Last month, Monk’s Cafe and Beer Emporium in Philadelphia, Pennsylvania hosted a unique beer dinner with beer cook Lucy Saunders at the helm to support her new book, Grilling with Beer. All of the beers paired with each course was a craft beer in a can. A growing trend among small brewers, there are better than two dozen now putting their beer in a can. The Philadelphia Inquirer attended and reviewed the dinner, titling their article “Can do — craft-beer makers kicking glass, going metal.” Lucy sent me some of her photos from the dinner.
Lucy also was kind enough to provide her write-up of the event:
Craft brewers certainly can be proud of canned beer – at least, that’s the take-home message from a celebration of all-American grilled food and canned brews at Monk’s Café, Philadelphia, PA, in May.
To help Lucy Saunders launch her newest book, Grilling with Beer, Chef Adam Glickman and his culinary team prepared a banquet of BBQ ribs and fixings. Hosts Fergus Carey and Tom Peters called on top craft brewers offering their wares in cans to share the bounty.
Answering the call from San Francisco, California, brewer Shaun O’Sullivan of the 21st Amendment traveled cross-continent to celebrate his birthday at Monk’s, bringing both the stellar Watermelon Wheat Ale and the IPA in cans. Chuck Williamson drove all the way from Garrattsville, across NY state to deliver cold cases of Heinnieweisse to the door. (Cans do travel well, provided they are kept cold.)
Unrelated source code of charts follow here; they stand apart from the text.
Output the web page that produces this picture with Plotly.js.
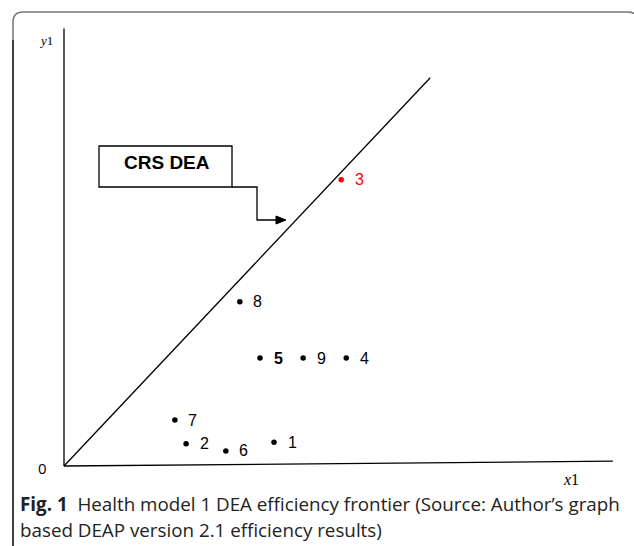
<!DOCTYPE html>
<html>
<head>
<meta charset="utf-8">
<script src="https://cdn.plot.ly/plotly-3.0.1.min.js"></script>
<style>html,body{margin:0;padding:0;background:#fff;}#chart{width:634px;height:546px;}</style>
</head>
<body>
<div id="chart"></div>
<script>
// DMU data (input x1, output y1)
var dmuLabels = ["1", "2", "3", "4", "5", "6", "7", "8", "9"];
var dmuX = [3.75, 2.18, 4.95, 5.04, 3.50, 2.89, 1.98, 3.14, 4.27];
var dmuY = [0.44, 0.41, 5.30, 2.00, 2.00, 0.28, 0.85, 3.04, 2.00];
var dmuColors = ["#000", "#000", "#ff0000", "#000", "#000", "#000", "#000", "#000", "#000"];
// CRS frontier
var frontierX = [0, 6.54];
var frontierY = [0, 7.19];
// axis lines
var xAxisX = [0, 9.8];
var xAxisY = [0, 0.09];
var yAxisX = [0, 0];
var yAxisY = [0, 8.1];

var W = 634, H = 546;
function px(x) { return x / W; }
function py(y) { return 1 - y / H; }

var traces = [
  {x: xAxisX, y: xAxisY, mode: "lines", line: {color: "#000", width: 1.3}, hoverinfo: "skip", showlegend: false},
  {x: yAxisX, y: yAxisY, mode: "lines", line: {color: "#000", width: 1.3}, hoverinfo: "skip", showlegend: false},
  {x: frontierX, y: frontierY, mode: "lines", line: {color: "#000", width: 1.3}, hoverinfo: "skip", showlegend: false},
  {x: dmuX, y: dmuY, mode: "markers", marker: {color: dmuColors, size: 5.5}, hoverinfo: "skip", showlegend: false}
];

var pointLabels = dmuLabels.map(function (l, i) {
  return {
    x: dmuX[i], y: dmuY[i], xref: "x", yref: "y",
    text: l === "5" ? "<b>5</b>" : l,
    showarrow: false, xanchor: "center", yanchor: "middle", xshift: 18, yshift: 0,
    font: {family: "Liberation Sans, Arial, sans-serif", size: 16, color: dmuColors[i]}
  };
});

var frameR = 10;
var fx0 = 13, fy0 = 12, fx1 = 638, fy1 = 560;
var framePath = "M " + px(fx0) + " " + py(fy1) + " L " + px(fx0) + " " + py(fy0 + frameR) +
  " Q " + px(fx0) + " " + py(fy0) + " " + px(fx0 + frameR) + " " + py(fy0) +
  " L " + px(fx1 - frameR) + " " + py(fy0) +
  " Q " + px(fx1) + " " + py(fy0) + " " + px(fx1) + " " + py(fy0 + frameR) +
  " L " + px(fx1) + " " + py(fy1);

function txt(x, y, text, font, xanchor) {
  return {xref: "paper", yref: "paper", x: px(x), y: py(y), text: text, showarrow: false,
          xanchor: xanchor || "center", yanchor: "middle", font: font};
}

var layout = {
  width: W, height: H,
  margin: {l: 0, r: 0, t: 0, b: 0},
  paper_bgcolor: "#fff", plot_bgcolor: "#fff",
  xaxis: {range: [-64 / 56, (634 - 64) / 56], visible: false, fixedrange: true},
  yaxis: {range: [-(546 - 466) / 54, 466 / 54], visible: false, fixedrange: true},
  shapes: [
    {type: "path", xref: "paper", yref: "paper", path: framePath, line: {color: "#777", width: 1.5}},
    {type: "path", xref: "paper", yref: "paper", path: "M " + px(fx0) + " " + py(40) + " L " + px(fx0) + " " + py(560), line: {color: "#222", width: 1.5}},
    {type: "rect", xref: "paper", yref: "paper", x0: px(99), x1: px(232), y0: py(187), y1: py(146), line: {color: "#000", width: 1.3}, fillcolor: "rgba(0,0,0,0)"},
    {type: "path", xref: "paper", yref: "paper",
     path: "M " + px(232) + " " + py(187) + " L " + px(257) + " " + py(187) + " L " + px(257) + " " + py(220) + " L " + px(278) + " " + py(220),
     line: {color: "#000", width: 1.3}},
    {type: "path", xref: "paper", yref: "paper",
     path: "M " + px(286) + " " + py(220) + " L " + px(276) + " " + py(216) + " L " + px(276) + " " + py(224) + " Z",
     line: {color: "#000", width: 1}, fillcolor: "#000"}
  ],
  annotations: pointLabels.concat([
    txt(167, 162, "<b>CRS DEA</b>", {family: "Liberation Sans, Arial, sans-serif", size: 19, color: "#000"}),
    txt(46, 41, "<i>y</i>1", {family: "Liberation Serif, Times New Roman, serif", size: 13, color: "#000"}),
    txt(571, 479, "<i>x</i>1", {family: "Liberation Serif, Times New Roman, serif", size: 16, color: "#000"}),
    txt(42, 468, "0", {family: "Open Sans, sans-serif", size: 15, color: "#000"}),
    txt(18, 504, "<b>Fig. 1</b>  Health model 1 DEA efficiency frontier (Source: Author’s graph",
        {family: "Open Sans, sans-serif", size: 18.8, color: "#222"}, "left"),
    txt(18, 530, "based DEAP version 2.1 efficiency results)",
        {family: "Open Sans, sans-serif", size: 18.8, color: "#222"}, "left")
  ])
};

Plotly.newPlot("chart", traces, layout, {displayModeBar: false, staticPlot: true});
</script>
</body>
</html>
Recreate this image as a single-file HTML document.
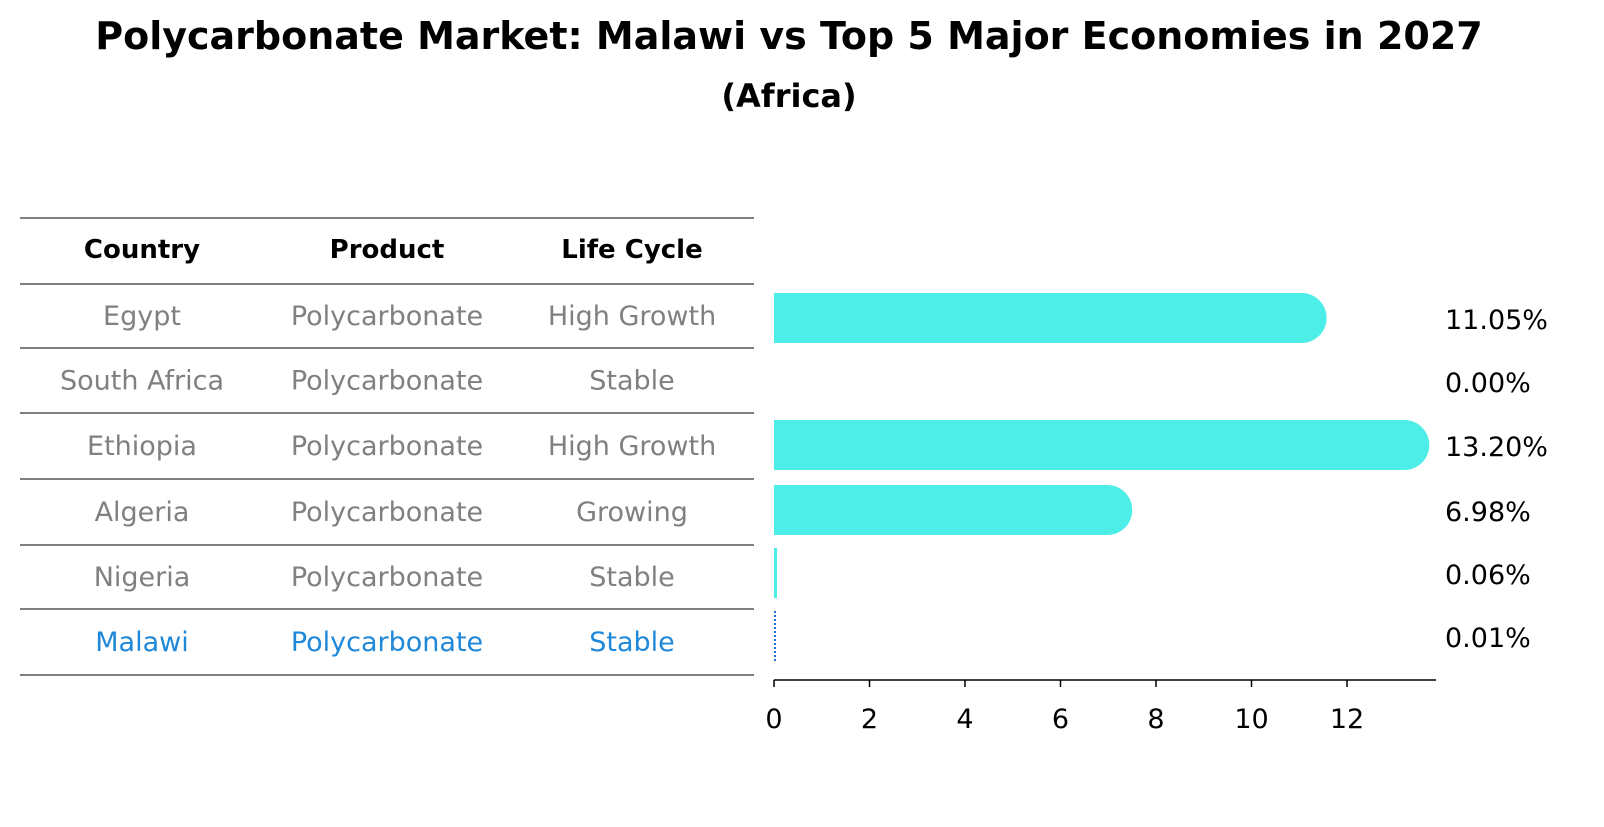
<!DOCTYPE html>
<html><head><meta charset="utf-8"><style>
body{margin:0;background:#fff;font-family:"DejaVu Sans","Liberation Sans",sans-serif}
</style></head><body>
<svg width="1604" height="823" xmlns="http://www.w3.org/2000/svg" font-family="DejaVu Sans, Liberation Sans, sans-serif">
<text x="789" y="49" text-anchor="middle" font-size="38" font-weight="bold">Polycarbonate Market: Malawi vs Top 5 Major Economies in 2027</text>
<text x="789" y="107" text-anchor="middle" font-size="32" font-weight="bold">(Africa)</text>
<g id="table"></g>
<g id="bars"></g>
</svg>
<script>
const countries=["Egypt","South Africa","Ethiopia","Algeria","Nigeria","Malawi"];
const products=["Polycarbonate","Polycarbonate","Polycarbonate","Polycarbonate","Polycarbonate","Polycarbonate"];
const lifeCycles=["High Growth","Stable","High Growth","Growing","Stable","Stable"];
const values=[11.05,0.00,13.20,6.98,0.06,0.01];
const ticks=[0,2,4,6,8,10,12];
const NS="http://www.w3.org/2000/svg";
function mk(tag,attrs,parent,txt){const e=document.createElementNS(NS,tag);for(const k in attrs)e.setAttribute(k,attrs[k]);if(txt!==undefined)e.textContent=txt;parent.appendChild(e);return e;}
const tbl=document.getElementById('table');
const lines=[218,284,348,413,479,545,609,675];
lines.forEach(y=>{const l=mk('line',{x1:20,x2:754,y1:y,y2:y,stroke:'#000','stroke-width':1},tbl);

});
const cx=[142,387,632];
["Country","Product","Life Cycle"].forEach((h,i)=>{const t=mk('text',{x:cx[i],y:258,'text-anchor':'middle','font-size':26,'font-weight':'bold'},tbl,h);

});
const rowY=i=>(lines[i+1]+lines[i+2])/2+9;
countries.forEach((c,i)=>{const col=i===countries.length-1?'#1f88d8':'#808080';
[c,products[i],lifeCycles[i]].forEach((v,j)=>{const t=mk('text',{x:cx[j],y:rowY(i),'text-anchor':'middle','font-size':27,fill:col},tbl,v);

});});
const g=document.getElementById('bars');
const x0=774,scale=47.75;const xs=v=>x0+v*scale;
const barCy=[318,381,445,510,573,636];const r=25;
values.forEach((v,i)=>{const cy=barCy[i];
if(i===values.length-1){const l=mk('line',{x1:xs(0)+1,x2:xs(0)+1,y1:cy-25,y2:cy+25,stroke:'#1f6fd0','stroke-width':2,'stroke-dasharray':'2,2'},g);

}
else if(v>0.5){const xe=xs(v)+r;
const p=mk('path',{d:`M${x0},${cy-r}H${xe-r}A${r},${r} 0 0 1 ${xe-r},${cy+r}H${x0}Z`,fill:'#4deee8'},g);

}
else if(v>0){const p=mk('rect',{x:x0,y:cy-25,width:3,height:50,fill:'#4deee8'},g);

}
const t=mk('text',{x:1445,y:cy+11,'font-size':27},g,v.toFixed(2)+'%');

});
const ax=mk('line',{x1:774,x2:1436,y1:680,y2:680,stroke:'#000','stroke-width':1.5},g);


ticks.forEach(tv=>{const tl=mk('line',{x1:xs(tv),x2:xs(tv),y1:680,y2:687,stroke:'#000','stroke-width':1.5},g);


const t=mk('text',{x:xs(tv),y:728,'text-anchor':'middle','font-size':27},g,String(tv));

});
</script>
</body></html>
Stacks of cans grew like Great Pyramids of Giza on tabletops, as we sampled skewers of apricot-wheat ale chicken, Malt Monster Shrimp with 21st Amendment’s Watermelon Wheat and the Butternuts Heinnieweisse. Brooklyn Lager paired with Chef Glickman’s grilled asparagus salad, and Dale’s Pale Ale partnered with the Porter Ginger Salmon Skewers. Sly Fox’s tasty canned offerings accompanied the beerbistro’s tender Apple Ale Ribs (braised in Éphémère Pomme before finishing on the new grill in Monk’s kitchen).
And at the end, we pulled the pop-tops off of cans of Old Chub Scottish ale, malty and rich enough to handle the Adult S’mores, stuffed with melted bittersweet Belgian chocolate and marshmallows made with St. Bernardus.
It was a cook-out to celebrate craft beer tasting just as the brewers intended, served from cool and classic aluminum cans, so convenient for any BBQ with beer. That’s why I think of cans as mini-kegs, perfect for keeping flavors fresh.
Shaun O’Sullivan from 21st Amendment, Fergie Carey, co-owner of Monk’s, Lucy Saunders, the beer cook, and Tom Peters, also co-owner of Monk’s.
For more photos by Lucy Saunders from the beer dinner, visit the photo gallery.
This is interesting stuff. I’d like to run a blind taste test between the canned and bottled versions of some British beers. Is the instinctive hatred of tinned beer really just a knee-jerk prejudice? People always say it tastes of metal, but I read somewhere that most tins are coated with plastic on the inside, so that’s maybe just something people are imagining.